Directive
Leave out the pictures and set down exactly the lines from the start of the listing through the one with "Chart.register(...registerables);", both included.

Source data
########
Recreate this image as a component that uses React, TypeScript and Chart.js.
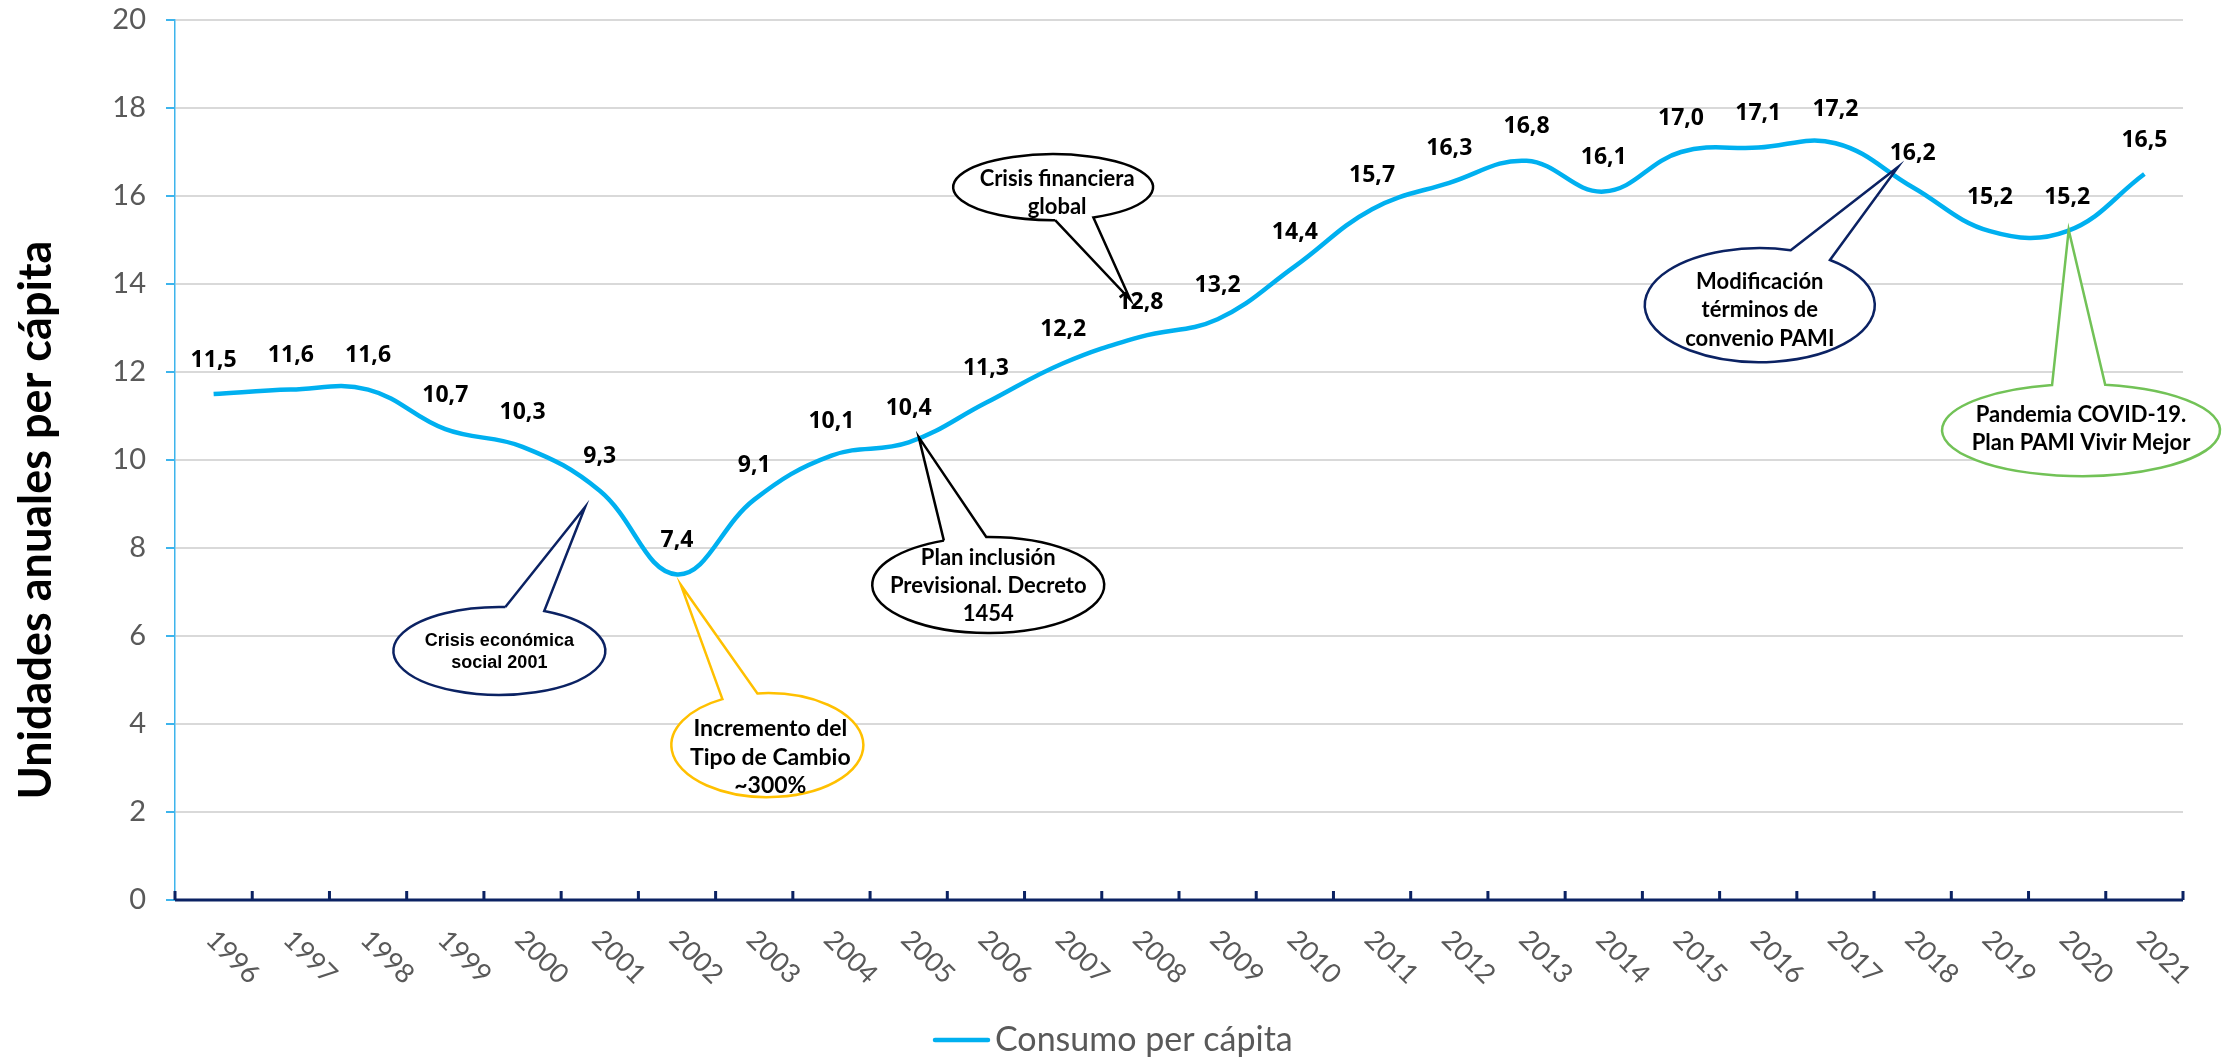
import React, { useEffect, useRef } from 'react';
import { Chart, registerables } from 'chart.js';

Chart.register(...registerables);

// ---------- data ----------
const years = ['1996', '1997', '1998', '1999', '2000', '2001', '2002', '2003', '2004', '2005', '2006', '2007', '2008',
  '2009', '2010', '2011', '2012', '2013', '2014', '2015', '2016', '2017', '2018', '2019', '2020', '2021'];
const consumo = [11.5, 11.6, 11.6, 10.7, 10.3, 9.3, 7.4, 9.1, 10.1, 10.4, 11.3, 12.2, 12.8, 13.2, 14.4, 15.7, 16.3,
  16.8, 16.1, 17.0, 17.1, 17.2, 16.2, 15.2, 15.2, 16.5];
const seriesName = 'Consumo per cápita';
const yAxisTitle = 'Unidades anuales per cápita';
const yMin = 0;
const yMax = 20;
const yStep = 2;

// annotations (callouts): text lines, ellipse centre and tail tip in data coordinates (category index, value)
const calloutLines = [
  ['Crisis económica', 'social 2001'],
  ['Incremento del', 'Tipo de Cambio', '~300%'],
  ['Plan inclusión', 'Previsional. Decreto', '1454'],
  ['Crisis financiera', 'global'],
  ['Modificación', 'términos de', 'convenio PAMI'],
  ['Pandemia COVID-19.', 'Plan PAMI Vivir Mejor'],
];
const calloutCenters = [[3.70, 5.66], [7.17, 3.52], [10.03, 7.16], [10.87, 16.2], [20.02, 13.52], [24.18, 10.68]];
const calloutTips = [[4.81, 8.93], [6.05, 7.16], [9.13, 10.52], [11.87, 13.64], [21.81, 16.66], [24.02, 15.23]];

// ---------- styles ----------
const calloutStyles = [
  { rx: 106, ry: 44, color: '#0B2263', font: 'bold 18px "Liberation Sans"', lh: 22, tdx: 0, tdy: 1, b1: [6, -44], b2: [45, -40] },
  { rx: 96, ry: 52, color: '#FFC000', font: 'bold 23px Lato', lh: 28.5, tdx: 3, tdy: 12, b1: [-45, -46], b2: [-10, -52] },
  { rx: 116, ry: 48, color: '#000000', font: 'bold 22px Lato', lh: 28, tdx: 0, tdy: 1, b1: [-44, -44], b2: [-2, -48] },
  { rx: 100, ry: 33, color: '#000000', font: 'bold 22px Lato', lh: 28, tdx: 4, tdy: 6, b1: [2, 33], b2: [40, 30] },
  { rx: 115, ry: 57, color: '#0B2263', font: 'bold 22px Lato', lh: 28.5, tdx: 0, tdy: 5, b1: [31, -55], b2: [70, -45] },
  { rx: 139, ry: 46, color: '#72C257', font: 'bold 22px Lato', lh: 28, tdx: 0, tdy: -1, b1: [-29, -45], b2: [24, -45] },
];

const LINE_COLOR = '#00B0F0';
const AXIS_BLUE = '#3DB4EC';
const NAVY = '#0B2263';
const GRAY_TEXT = '#595959';

function drawCallout(ctx: CanvasRenderingContext2D, cx: number, cy: number, tipX: number, tipY: number, st: any, lines: string[]) {
  const { rx, ry } = st;
  const t1 = Math.atan2(st.b1[1] / ry, st.b1[0] / rx);
  const t2 = Math.atan2(st.b2[1] / ry, st.b2[0] / rx);
  const p1x = cx + rx * Math.cos(t1), p1y = cy + ry * Math.sin(t1);
  const p2x = cx + rx * Math.cos(t2), p2y = cy + ry * Math.sin(t2);
  let d = t1 - t2;
  while (d < 0) d += Math.PI * 2;
  while (d >= Math.PI * 2) d -= Math.PI * 2;
  const anticlockwise = d < Math.PI;
  ctx.save();
  ctx.beginPath();
  ctx.moveTo(p1x, p1y);
  ctx.lineTo(tipX, tipY);
  ctx.lineTo(p2x, p2y);
  ctx.ellipse(cx, cy, rx, ry, 0, t2, t1, anticlockwise);
  ctx.closePath();
  ctx.fillStyle = '#ffffff';
  ctx.fill();
  ctx.lineWidth = 2.5;
  ctx.lineJoin = 'miter';
  ctx.strokeStyle = st.color;
  ctx.stroke();
  ctx.fillStyle = '#000000';
  ctx.font = st.font;
  ctx.textAlign = 'center';
  ctx.textBaseline = 'middle';
  const n = lines.length;
  lines.forEach((ln, i) => {
    ctx.fillText(ln, cx + st.tdx, cy + st.tdy + (i - (n - 1) / 2) * st.lh);
  });
  ctx.restore();
}

const overlayPlugin = {
  id: 'overlay',
  afterDatasetsDraw(chart: any) {
    const ctx: CanvasRenderingContext2D = chart.ctx;
    const xs = chart.scales.x;
    const ys = chart.scales.y;
    calloutLines.forEach((lines, i) => {
      const cx = xs.getPixelForValue(calloutCenters[i][0]);
      const cy = ys.getPixelForValue(calloutCenters[i][1]);
      const tx = xs.getPixelForValue(calloutTips[i][0]);
      const ty = ys.getPixelForValue(calloutTips[i][1]);
      drawCallout(ctx, cx, cy, tx, ty, calloutStyles[i], lines);
    });
    const meta = chart.getDatasetMeta(0);
    ctx.save();
    ctx.font = 'bold 23px "Open Sans"';
    ctx.fillStyle = '#000000';
    ctx.textAlign = 'center';
    ctx.textBaseline = 'middle';
    meta.data.forEach((pt: any, i: number) => {
      const v = chart.data.datasets[0].data[i] as number;
      ctx.fillText(v.toFixed(1).replace('.', ','), pt.x, pt.y - 34);
    });
    ctx.restore();
  },
  afterDraw(chart: any) {
    const ctx: CanvasRenderingContext2D = chart.ctx;
    const area = chart.chartArea;
    const xs = chart.scales.x;
    ctx.save();
    ctx.strokeStyle = NAVY;
    ctx.lineWidth = 3;
    ctx.beginPath();
    ctx.moveTo(area.left, area.bottom);
    ctx.lineTo(area.right, area.bottom);
    ctx.stroke();
    const n = years.length;
    const w = (area.right - area.left) / n;
    ctx.beginPath();
    for (let i = 0; i <= n; i++) {
      const x = area.left + i * w;
      ctx.moveTo(x, area.bottom);
      ctx.lineTo(x, area.bottom - 9);
    }
    ctx.stroke();
    ctx.fillStyle = GRAY_TEXT;
    ctx.font = '27px Lato';
    ctx.textAlign = 'left';
    ctx.textBaseline = 'middle';
    years.forEach((y, i) => {
      const x = xs.getPixelForValue(i);
      ctx.save();
      ctx.translate(x - 3, area.bottom + 35);
      ctx.rotate(Math.PI / 4);
      ctx.fillText(y, 0, 0);
      ctx.restore();
    });
    ctx.save();
    ctx.fillStyle = '#000000';
    ctx.font = 'bold 45px Lato';
    ctx.textAlign = 'center';
    ctx.textBaseline = 'alphabetic';
    ctx.translate(51, 520);
    ctx.rotate(-Math.PI / 2);
    ctx.fillText(yAxisTitle, 0, 0);
    ctx.restore();
    const lx = 935, ly = 1040;
    ctx.strokeStyle = LINE_COLOR;
    ctx.lineWidth = 4.5;
    ctx.lineCap = 'round';
    ctx.beginPath();
    ctx.moveTo(lx, ly);
    ctx.lineTo(lx + 53, ly);
    ctx.stroke();
    ctx.fillStyle = GRAY_TEXT;
    ctx.font = '34px Lato';
    ctx.textAlign = 'left';
    ctx.textBaseline = 'middle';
    ctx.fillText(seriesName, lx + 60, ly);
    ctx.restore();
  },
};

export default function App() {
  const ref = useRef<HTMLCanvasElement | null>(null);
  useEffect(() => {
    if (!ref.current) return;
    const chart = new Chart(ref.current, {
      type: 'line',
      data: {
        labels: years,
        datasets: [{
          label: seriesName,
          data: consumo,
          borderColor: LINE_COLOR,
          backgroundColor: LINE_COLOR,
          borderWidth: 4.5,
          pointRadius: 0,
          tension: 0.4,
          fill: false,
        }],
      },
      options: {
        animation: false,
        responsive: false,
        devicePixelRatio: 1,
        layout: { autoPadding: false, padding: { left: 0, right: 46, top: 20, bottom: 158 } },
        plugins: { legend: { display: false }, tooltip: { enabled: false } },
        scales: {
          x: { type: 'category', display: false, offset: true },
          y: {
            min: yMin,
            max: yMax,
            afterFit: (s: any) => { s.width = 175; s.paddingTop = 0; s.paddingBottom = 0; },
            ticks: { stepSize: yStep, color: GRAY_TEXT, font: { family: 'Lato', size: 29 }, padding: 20 },
            grid: { color: '#D9D9D9', lineWidth: 2, tickColor: AXIS_BLUE, tickLength: 9, tickWidth: 2 },
            border: { color: AXIS_BLUE, width: 1.5 },
          },
        },
      },
      plugins: [overlayPlugin],
    } as any);
    return () => chart.destroy();
  }, []);
  return (
    <div style={{ position: 'fixed', left: 0, top: 0, width: 2229, height: 1058, background: '#fff' }}>
      <canvas ref={ref} width={2229} height={1058} />
    </div>
  );
}
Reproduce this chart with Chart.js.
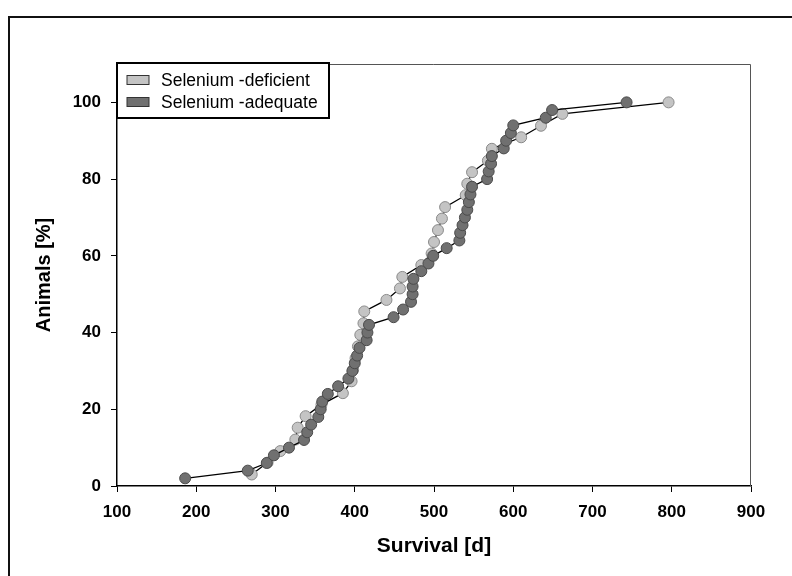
<!DOCTYPE html>
<html>
<head>
<meta charset="utf-8">
<script src="https://cdn.jsdelivr.net/npm/chart.js@4/dist/chart.umd.min.js"></script>
<style>
  html, body { margin: 0; padding: 0; background: #fff; overflow: hidden; }
  #frame { position: absolute; left: 8px; top: 16px; width: 820px; height: 600px; border: 2px solid #111; }
  #chart { position: absolute; left: 0; top: 0; }
</style>
</head>
<body>
<div id="frame"></div>
<canvas id="chart" width="792" height="576"></canvas>
<script>
// Survival (days) vs cumulative animals (%)
const deficientDays = [270, 290, 306, 325, 328, 338, 358, 385, 396, 398, 401, 404, 407, 411, 412,
    440, 457, 460, 484, 497, 500, 505, 510, 514, 540, 542, 548, 568, 573, 610, 635, 662, 796]
const deficientPct = [3.0, 6.1, 9.1, 12.1, 15.2, 18.2, 21.2, 24.2, 27.3, 30.3, 33.3, 36.4, 39.4, 42.4, 45.5,
    48.5, 51.5, 54.5, 57.6, 60.6, 63.6, 66.7, 69.7, 72.7, 75.8, 78.8, 81.8, 84.8, 87.9, 90.9, 93.9, 97.0, 100]

const adequateDays = [186, 265, 289, 298, 317, 336, 340, 345, 354, 357, 359, 366, 379, 392, 397, 400, 403,
    406, 415, 416, 418, 449, 461, 471, 473, 473, 474, 484, 493, 499, 516, 532, 533, 536, 539, 542, 544,
    546, 548, 567, 569, 572, 573, 588, 591, 597, 600, 641, 649, 743]
const adequatePct = [2, 4, 6, 8, 10, 12, 14, 16, 18, 20, 22, 24, 26, 28, 30, 32, 34, 36, 38, 40, 42, 44, 46,
    48, 50, 52, 54, 56, 58, 60, 62, 64, 66, 68, 70, 72, 74, 76, 78, 80, 82, 84, 86, 88, 90, 92, 94, 96,
    98, 100]

const seriesLabels = ['Selenium -deficient', 'Selenium -adequate']
const xTickValues = [100, 200, 300, 400, 500, 600, 700, 800, 900]
const yTickValues = [0, 20, 40, 60, 80, 100]

const LIGHT = '#c4c4c4'
const DARK = '#707070'
const NARROW = "'Liberation Sans Narrow', 'Arial Narrow', 'Liberation Sans', Arial, sans-serif"
const SANS = "'Liberation Sans', Arial, sans-serif"

function toPoints(xs, ys) {
    let pts = []
    xs.forEach(function (x, i) {
        pts.push({x: x, y: ys[i]})
    })
    return pts
}

// Box legend drawn over the top-left of the plot
const boxLegend = {
    id: 'boxLegend',
    afterDraw(chart) {
        const ctx = chart.ctx
        const area = chart.chartArea
        const x0 = area.left, y0 = area.top - 1
        ctx.save()
        ctx.fillStyle = '#fff'
        ctx.fillRect(x0, y0, 212, 55)
        ctx.lineWidth = 2
        ctx.strokeStyle = '#000'
        ctx.strokeRect(x0, y0, 212, 55)
        ctx.font = '17.5px ' + SANS
        ctx.textBaseline = 'middle'
        chart.data.datasets.forEach(function (ds, i) {
            const cy = y0 + 17 + i * 22
            ctx.fillStyle = ds.backgroundColor
            ctx.fillRect(x0 + 10, cy - 4.5, 22, 9)
            ctx.lineWidth = 1
            ctx.strokeStyle = '#333'
            ctx.strokeRect(x0 + 10, cy - 4.5, 22, 9)
            ctx.fillStyle = '#000'
            ctx.fillText(ds.label, x0 + 44, cy + 1)
        })
        ctx.restore()
    }
}

// thin frame on top / right of plot area
const plotFrame = {
    id: 'plotFrame',
    beforeDatasetsDraw(chart) {
        const ctx = chart.ctx
        const a = chart.chartArea
        ctx.save()
        ctx.strokeStyle = '#555'
        ctx.lineWidth = 1
        ctx.beginPath()
        ctx.moveTo(a.left, a.top + 0.5)
        ctx.lineTo(a.right - 0.5, a.top + 0.5)
        ctx.lineTo(a.right - 0.5, a.bottom)
        ctx.stroke()
        ctx.restore()
    }
}

const config = {
    type: 'line',
    data: {
        datasets: [{
            label: seriesLabels[0],
            data: toPoints(deficientDays, deficientPct),
            backgroundColor: LIGHT,
            pointBackgroundColor: LIGHT,
            pointBorderColor: '#8a8a8a',
            borderColor: '#000',
            borderWidth: 1.3,
            pointRadius: 5.5,
            pointBorderWidth: 1,
            order: 2
        },
        {
            label: seriesLabels[1],
            data: toPoints(adequateDays, adequatePct),
            backgroundColor: DARK,
            pointBackgroundColor: DARK,
            pointBorderColor: '#4a4a4a',
            borderColor: '#000',
            borderWidth: 1.3,
            pointRadius: 5.5,
            pointBorderWidth: 1,
            order: 1
        }]
    },
    options: {
        responsive: false,
        animation: false,
        devicePixelRatio: 1,
        layout: {
            padding: {left: 0, top: 64, right: 41, bottom: 0}
        },
        plugins: {
            legend: {display: false},
            tooltip: {enabled: false}
        },
        scales: {
            x: {
                type: 'linear',
                min: 100,
                max: 900,
                afterBuildTicks: function (axis) {
                    axis.ticks = xTickValues.map(v => ({value: v}))
                },
                afterFit: function (axis) { axis.height = 90 },
                grid: {drawOnChartArea: false, drawTicks: true, tickLength: 6, color: '#000', lineWidth: 1},
                border: {display: true, color: '#000', width: 1.5},
                ticks: {
                    color: '#000',
                    padding: 10,
                    maxRotation: 0,
                    font: {family: NARROW, size: 17, weight: 'bold'}
                },
                title: {
                    display: true,
                    text: 'Survival [d]',
                    color: '#000',
                    padding: {top: 0, bottom: 17},
                    font: {family: NARROW, size: 21, weight: 'bold'}
                }
            },
            y: {
                type: 'linear',
                min: 0,
                max: 110,
                afterBuildTicks: function (axis) {
                    axis.ticks = yTickValues.map(v => ({value: v}))
                },
                afterFit: function (axis) { axis.width = 117 },
                grid: {drawOnChartArea: false, drawTicks: true, tickLength: 6, color: '#000', lineWidth: 1},
                border: {display: true, color: '#000', width: 1.5},
                ticks: {
                    color: '#000',
                    padding: 10,
                    font: {family: NARROW, size: 17, weight: 'bold'}
                },
                title: {
                    display: true,
                    text: 'Animals [%]',
                    color: '#000',
                    padding: {top: 32, bottom: 0},
                    font: {family: SANS, size: 20, weight: 'bold'}
                }
            }
        }
    },
    plugins: [plotFrame, boxLegend]
}

new Chart(document.getElementById('chart'), config)
</script>
</body>
</html>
########
Final answer
Recreate this image as a component that uses React, TypeScript and Chart.js.
import React, { useEffect, useRef } from 'react';
import { Chart, registerables } from 'chart.js';

Chart.register(...registerables);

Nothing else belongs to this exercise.